How to Frame a High Deck

High decks have more stringent requirements than low decks. Building codes call for stronger materials, and joints the higher off of the ground a structure becomes. In many jurisdictions, ground level decks may not require any inspection, while second story decks nearly always do. Safety is the primary concern driving these differences.

Here are some changes to check your local code for:

  • Instead of 4x4 support posts, 6x6 posts may be called for.
  • Footings for these larger posts are typically larger, and may need to be deeper.
  • Joist sizing and spacing may change.
  • Fastener types and frequency may change.
  • Allowance for the installation of safety rails becomes a greater concern.

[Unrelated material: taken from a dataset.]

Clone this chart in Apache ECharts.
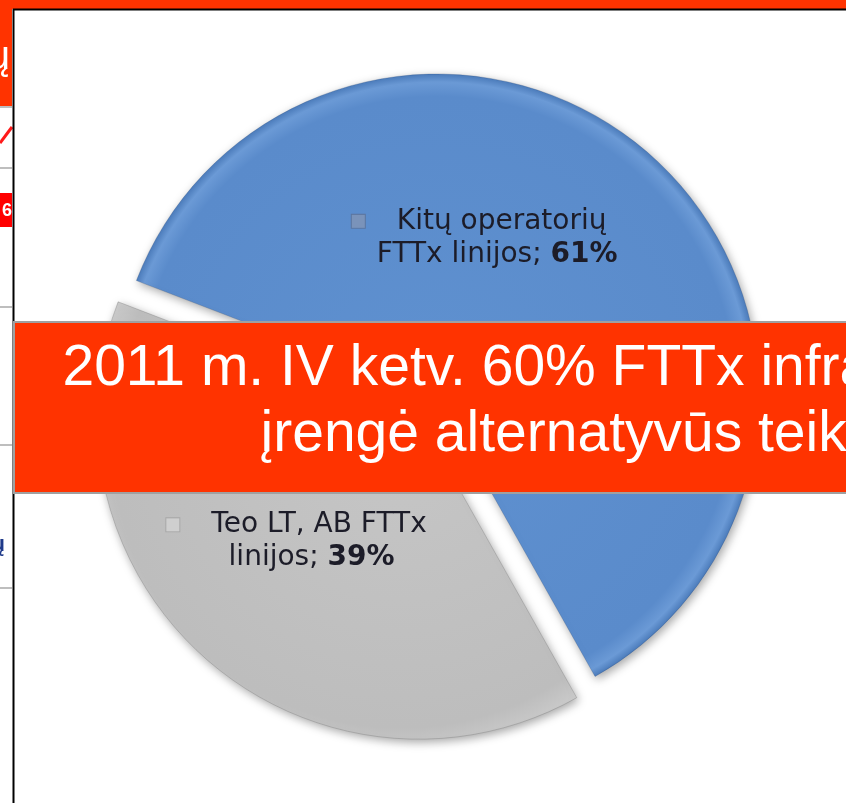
<!DOCTYPE html>
<html>
<head>
<meta charset="utf-8">
<title>FTTx linijos</title>
<script src="https://cdn.jsdelivr.net/npm/echarts@6/dist/echarts.min.js"></script>
<style>
  html, body { margin: 0; padding: 0; background: #fff; }
  #pieId { width: 846px; height: 803px; }
</style>
</head>
<body>
<div id="pieId"></div>
<script>
// 数据
var sliceNames = ['Kitų operatorių FTTx linijos', 'Teo LT, AB FTTx linijos'];
var sliceValues = [61, 39];
var labelFirst = ['Kitų operatorių', 'Teo LT, AB FTTx'];
var labelSecond = ['FTTx linijos; ', 'linijos; '];
var bannerLines = ['2011 m. IV ketv. 60% FTTx infrastruktūros', 'įrengė alternatyvūs teikėjai'];

var cx = 437, cy = 396, R = 322;

var blueFill = {
    type: 'radial', x: cx, y: cy, r: R, global: true,
    colorStops: [
        {offset: 0, color: '#5f91d0'},
        {offset: 0.93, color: '#5a8bcb'},
        {offset: 0.975, color: '#6b9ad6'},
        {offset: 1, color: '#4c7cbb'}
    ]
};
var grayFill = {
    type: 'radial', x: cx - 18, y: cy + 21, r: R, global: true,
    colorStops: [
        {offset: 0, color: '#c6c6c6'},
        {offset: 0.9, color: '#bdbdbd'},
        {offset: 0.97, color: '#c9c9c9'},
        {offset: 1, color: '#a2a2a2'}
    ]
};
var fills = [blueFill, grayFill];
var labelOffsets = [[-47, -34], [-26, -3]];

var pieData = sliceValues.map(function (v, i) {
    var item = {
        name: sliceNames[i],
        value: v,
        itemStyle: {color: fills[i]},
        label: {offset: labelOffsets[i]}
    };
    if (i === 1) {
        item.selected = true;
        item.select = {itemStyle: {color: grayFill, borderWidth: 0.5, borderColor: 'rgba(90,90,90,0.5)'}};
    }
    return item;
});

var pieChart = echarts.init(document.getElementById('pieId'));

var pieOption = {
    animation: false,
    backgroundColor: '#ffffff',
    series: [
        {
            type: 'pie',
            center: [cx, cy],
            radius: R,
            startAngle: 159,
            clockwise: true,
            selectedMode: 'single',
            selectedOffset: 28,
            emphasis: {disabled: true},
            itemStyle: {
                borderWidth: 0.5,
                borderColor: 'rgba(40,70,120,0.5)',
                shadowBlur: 10,
                shadowOffsetX: 2,
                shadowOffsetY: 3,
                shadowColor: 'rgba(0,0,0,0.35)'
            },
            label: {
                show: true,
                position: 'inside',
                align: 'center',
                formatter: function (p) {
                    var i = p.dataIndex;
                    return '{m' + i + '|}{s|}{t|' + labelFirst[i] + '}{g' + i + '|}\n' +
                        '{t|' + labelSecond[i] + '}{b|' + p.value + '%}';
                },
                rich: {
                    m0: {width: 13, height: 13, backgroundColor: '#7a93ba', borderColor: '#5b76a0', borderWidth: 1},
                    m1: {width: 13, height: 13, backgroundColor: '#cfcfcf', borderColor: '#a8a8a8', borderWidth: 1},
                    s: {width: 32},
                    g0: {width: 36},
                    g1: {width: 30},
                    t: {fontFamily: 'DejaVu Sans', fontSize: 28, color: '#1c1c28', lineHeight: 33},
                    b: {fontFamily: 'DejaVu Sans', fontSize: 28, fontWeight: 'bold', color: '#1c1c28', lineHeight: 33}
                }
            },
            labelLine: {show: false},
            data: pieData
        }
    ],
    graphic: {
        elements: [
            // 上方橙色条
            {type: 'rect', z: 100, shape: {x: 0, y: 0, width: 846, height: 9}, style: {fill: '#ff3300'}},
            // 左侧表格残片
            {type: 'rect', z: 100, shape: {x: 0, y: 0, width: 12, height: 106}, style: {fill: '#ff3300'}},
            {type: 'text', z: 101, style: {text: 'ų', x: 10, y: 58, align: 'right', verticalAlign: 'middle', fill: '#fff', font: '40px "Liberation Sans"'}},
            {type: 'line', z: 100, shape: {x1: 0, y1: 107, x2: 12, y2: 107}, style: {stroke: '#a8a8a8', lineWidth: 1.5}},
            {type: 'line', z: 100, shape: {x1: 0, y1: 143, x2: 12, y2: 127}, style: {stroke: '#ff1a1a', lineWidth: 3}},
            {type: 'line', z: 100, shape: {x1: 0, y1: 168, x2: 12, y2: 168}, style: {stroke: '#a8a8a8', lineWidth: 1.5}},
            {type: 'rect', z: 100, shape: {x: 0, y: 193, width: 12, height: 34}, style: {fill: '#ff0000'}},
            {type: 'text', z: 101, style: {text: '6', x: 12, y: 211, align: 'right', verticalAlign: 'middle', fill: '#fff', font: 'bold 18px "Liberation Sans"'}},
            {type: 'line', z: 100, shape: {x1: 0, y1: 307, x2: 12, y2: 307}, style: {stroke: '#a8a8a8', lineWidth: 1.5}},
            {type: 'line', z: 100, shape: {x1: 0, y1: 445, x2: 12, y2: 445}, style: {stroke: '#a8a8a8', lineWidth: 1.5}},
            {type: 'text', z: 101, style: {text: 'ų', x: 5, y: 545, align: 'right', verticalAlign: 'middle', fill: '#1f3a8a', font: 'bold 22px "Liberation Sans"'}},
            {type: 'line', z: 100, shape: {x1: 0, y1: 588, x2: 12, y2: 588}, style: {stroke: '#a8a8a8', lineWidth: 1.5}},
            // 黑色边框
            {type: 'line', z: 100, shape: {x1: 13, y1: 9.5, x2: 846, y2: 9.5}, style: {stroke: '#000', lineWidth: 2}},
            {type: 'line', z: 100, shape: {x1: 13.5, y1: 9, x2: 13.5, y2: 803}, style: {stroke: '#000', lineWidth: 2}},
            // 橙色横幅
            {type: 'rect', z: 100, shape: {x: 14, y: 322, width: 840, height: 171}, style: {fill: '#ff3300', stroke: '#a0a0a0', lineWidth: 2}},
            {type: 'text', z: 101, style: {text: bannerLines[0], x: 592, y: 369, align: 'center', verticalAlign: 'middle', fill: '#fff', font: '57px "Liberation Sans"'}},
            {type: 'text', z: 101, style: {text: bannerLines[1], x: 598, y: 435, align: 'center', verticalAlign: 'middle', fill: '#fff', font: '57px "Liberation Sans"'}}
        ]
    }
};

pieChart.setOption(pieOption);
</script>
</body>
</html>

These changes are not major. The construction process is still almost identical. Plan for the budgetary increase of larger posts and footings and be prepared to spend more time ensuring that each joint is properly fastened for a long lasting and safe deck. Check your local building code.

Support posts to support the substructure of a high deck.

Larger support posts can create sight line issues and care should be taken to arrange them around doors and windows in a way that makes the most sense, while still providing adequate support for the deck’s frame.

Framing for a second story deck with posts, beams, and some deck joists installed.

Securing Beams to Posts

Beams should be notched into the face of each post for added strength. Cut the notch as deep as the thickness of the beam material (typically 1 ½ inches for 2x beams) and the height of the beam material from the top of the post.

The notches will require some engineering to cut. It's recommended that you use a circular saw to cut the depth, top, and edges, but the larger post will require the notch to be cut away with a tool that has at least a 3 inch depth of cut, such as a table saw. You can also use a reciprocating saw with heavy blade to cut along the “outline” cut created by a circular saw to remove the notch piece.

Corner posts must be notched on the two faces that attach to the beam, and if a double beam is used, the inside face must also be cut.

The beam lumber rests on the ledge created by the bottom cut of the notch, giving the joint added strength. Lag bolts are typically used to fasten the bolt to the remaining post, behind the notch. Check your local building code.

Beams attached to a notched post for a more aesthetically pleasing look.

The notched joints will also provide a more aesthetically pleasing frame system from underneath. This is an added benefit if the deck has a patio, or other outdoor living space underneath.

Double beam attached to a notched post for a more aesthetically pleasing look.

Double beams can also be bolted through, so that both pieces of the beam are fastened to each other, through the post. Position the head of the carriage bolt on the most visible face of the beam and the nut and washer on the least visible face for best results.

Decorative Support Posts on High Decks

The larger posts will contribute “weight” to the design, but large PT posts are often unsightly. Cedar posts can be used and are lighter and easier to cut, but cost several times as much as PT posts. 1x cedar, or composite face plates, installed on all four faces of a treated post create a “wrap” that turns an ugly post into a decorative column.

Pressure treated post wrapped in decorative cedar.

Pro Tip

For even better looking posts, use a router with a “flute” bit to cut round bottom channels into the outside face of your wrap pieces to create a decorative column pattern. Use a guide rail or template to create straight cuts for best appearance. Free-handing router cuts is very challenging, and a missed cut in the face of a post can be hard to correct.